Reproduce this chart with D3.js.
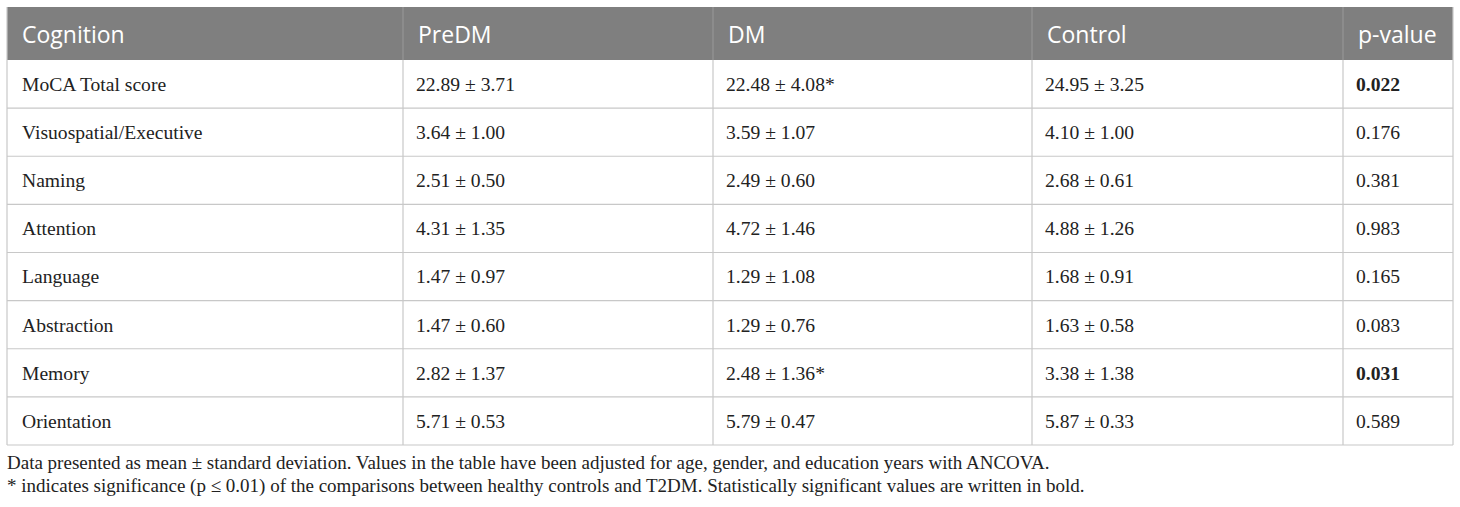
<!DOCTYPE html>
<html>
<head>
<meta charset="utf-8">
<script src="https://cdn.jsdelivr.net/npm/d3@7"></script>
<style>
  body { margin: 0; background: #fff; }
</style>
</head>
<body>
<div id="div_table"></div>
<script>
// data
var columns = ["Cognition", "PreDM", "DM", "Control", "p-value"];
var measures = ["MoCA Total score", "Visuospatial/Executive", "Naming", "Attention",
    "Language", "Abstraction", "Memory", "Orientation"];
var preDM = ["22.89 ± 3.71", "3.64 ± 1.00", "2.51 ± 0.50", "4.31 ± 1.35",
    "1.47 ± 0.97", "1.47 ± 0.60", "2.82 ± 1.37", "5.71 ± 0.53"];
var dm = ["22.48 ± 4.08*", "3.59 ± 1.07", "2.49 ± 0.60", "4.72 ± 1.46",
    "1.29 ± 1.08", "1.29 ± 0.76", "2.48 ± 1.36*", "5.79 ± 0.47"];
var control = ["24.95 ± 3.25", "4.10 ± 1.00", "2.68 ± 0.61", "4.88 ± 1.26",
    "1.68 ± 0.91", "1.63 ± 0.58", "3.38 ± 1.38", "5.87 ± 0.33"];
var pValues = ["0.022", "0.176", "0.381", "0.983", "0.165", "0.083", "0.031", "0.589"];
var significant = [true, false, false, false, false, false, true, false];
var notes = [
    "Data presented as mean ± standard deviation. Values in the table have been adjusted for age, gender, and education years with ANCOVA.",
    "* indicates significance (p ≤ 0.01) of the comparisons between healthy controls and T2DM. Statistically significant values are written in bold."
];

// layout
var W = 1460, H = 507;
var colEdges = [7, 403, 713, 1032, 1343, 1453];
var tableTop = 7, headH = 53, tableBottom = 445;

var svg = d3.select("#div_table").append("svg")
    .attr("width", W)
    .attr("height", H);

var y = d3.scaleBand().domain(d3.range(measures.length)).range([tableTop + headH, tableBottom]);

var rows = measures.map(function (m, i) {
    return [m, preDM[i], dm[i], control[i], pValues[i]];
});

// header
svg.append("rect")
    .attr("x", colEdges[0]).attr("y", tableTop)
    .attr("width", colEdges[5] - colEdges[0]).attr("height", headH)
    .attr("fill", "#7f7f7f");

svg.selectAll(".hsep").data(colEdges.slice(1, 5)).enter().append("line")
    .attr("x1", function (d) { return d; }).attr("x2", function (d) { return d; })
    .attr("y1", tableTop).attr("y2", tableTop + headH)
    .attr("stroke", "#9a9a9a").attr("stroke-width", 1);

svg.selectAll(".head").data(columns).enter().append("text")
    .attr("class", "head")
    .attr("x", function (d, i) { return colEdges[i] + 15; })
    .attr("y", tableTop + headH / 2 + 1)
    .attr("dy", "0.36em")
    .attr("fill", "#fff")
    .attr("font-family", "'Open Sans', sans-serif")
    .attr("font-size", 23)
    .text(function (d) { return d; });

// body grid
var g = svg.append("g");
g.selectAll(".hline").data(d3.range(measures.length)).enter().append("line")
    .attr("x1", colEdges[0]).attr("x2", colEdges[5])
    .attr("y1", function (d) { return y(d) + y.bandwidth(); })
    .attr("y2", function (d) { return y(d) + y.bandwidth(); })
    .attr("stroke", "#c8c8c8").attr("stroke-width", 1.2);

g.selectAll(".vline").data(colEdges).enter().append("line")
    .attr("x1", function (d) { return d; }).attr("x2", function (d) { return d; })
    .attr("y1", function (d, i) { return (i == 0 || i == 5) ? tableTop : tableTop + headH; })
    .attr("y2", tableBottom)
    .attr("stroke", "#c8c8c8")
    .attr("stroke-width", 1.2);

// cells
var rowG = g.selectAll(".row").data(rows).enter().append("g")
    .attr("class", "row")
    .attr("transform", function (d, i) { return "translate(0," + (y(i) + y.bandwidth() / 2) + ")"; });

rowG.selectAll("text").data(function (d, i) {
    return d.map(function (v, j) { return { v: v, j: j, bold: j == 4 && significant[i] }; });
}).enter().append("text")
    .attr("x", function (d) { return colEdges[d.j] + (d.j == 0 ? 15 : 13); })
    .attr("dy", "0.35em")
    .attr("font-family", "'Liberation Serif', 'Times New Roman', serif")
    .attr("font-size", 19.6)
    .attr("font-weight", function (d) { return d.bold ? "bold" : "normal"; })
    .attr("fill", "#222")
    .text(function (d) { return d.v; });

// footnotes
svg.selectAll(".note").data(notes).enter().append("text")
    .attr("class", "note")
    .attr("x", 7)
    .attr("y", function (d, i) { return 469 + i * 23; })
    .attr("font-family", "'Liberation Serif', 'Times New Roman', serif")
    .attr("font-size", 19)
    .attr("fill", "#222")
    .text(function (d) { return d; });
</script>
</body>
</html>
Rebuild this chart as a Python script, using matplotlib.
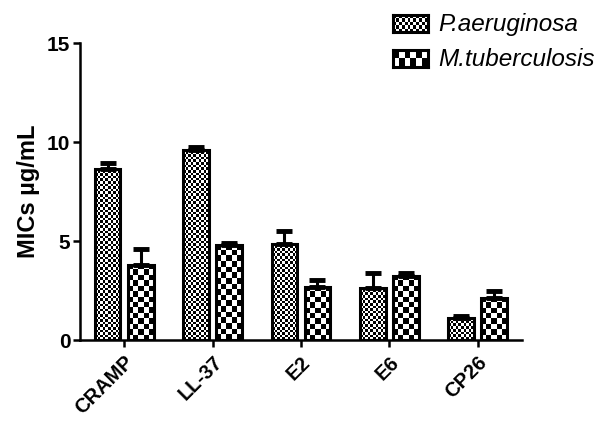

> What the task requires:
Write out an exact copy of the listing, first line through the line containing "var tableTop = 7, headH", with the pictures left out.

> Task result:
Reproduce this chart with D3.js.
<!DOCTYPE html>
<html>
<head>
<meta charset="utf-8">
<script src="https://cdn.jsdelivr.net/npm/d3@7"></script>
<style>
  body { margin: 0; background: #fff; }
</style>
</head>
<body>
<div id="div_table"></div>
<script>
// data
var columns = ["Cognition", "PreDM", "DM", "Control", "p-value"];
var measures = ["MoCA Total score", "Visuospatial/Executive", "Naming", "Attention",
    "Language", "Abstraction", "Memory", "Orientation"];
var preDM = ["22.89 ± 3.71", "3.64 ± 1.00", "2.51 ± 0.50", "4.31 ± 1.35",
    "1.47 ± 0.97", "1.47 ± 0.60", "2.82 ± 1.37", "5.71 ± 0.53"];
var dm = ["22.48 ± 4.08*", "3.59 ± 1.07", "2.49 ± 0.60", "4.72 ± 1.46",
    "1.29 ± 1.08", "1.29 ± 0.76", "2.48 ± 1.36*", "5.79 ± 0.47"];
var control = ["24.95 ± 3.25", "4.10 ± 1.00", "2.68 ± 0.61", "4.88 ± 1.26",
    "1.68 ± 0.91", "1.63 ± 0.58", "3.38 ± 1.38", "5.87 ± 0.33"];
var pValues = ["0.022", "0.176", "0.381", "0.983", "0.165", "0.083", "0.031", "0.589"];
var significant = [true, false, false, false, false, false, true, false];
var notes = [
    "Data presented as mean ± standard deviation. Values in the table have been adjusted for age, gender, and education years with ANCOVA.",
    "* indicates significance (p ≤ 0.01) of the comparisons between healthy controls and T2DM. Statistically significant values are written in bold."
];

// layout
var W = 1460, H = 507;
var colEdges = [7, 403, 713, 1032, 1343, 1453];
var tableTop = 7, headH = 53, tableBottom = 445;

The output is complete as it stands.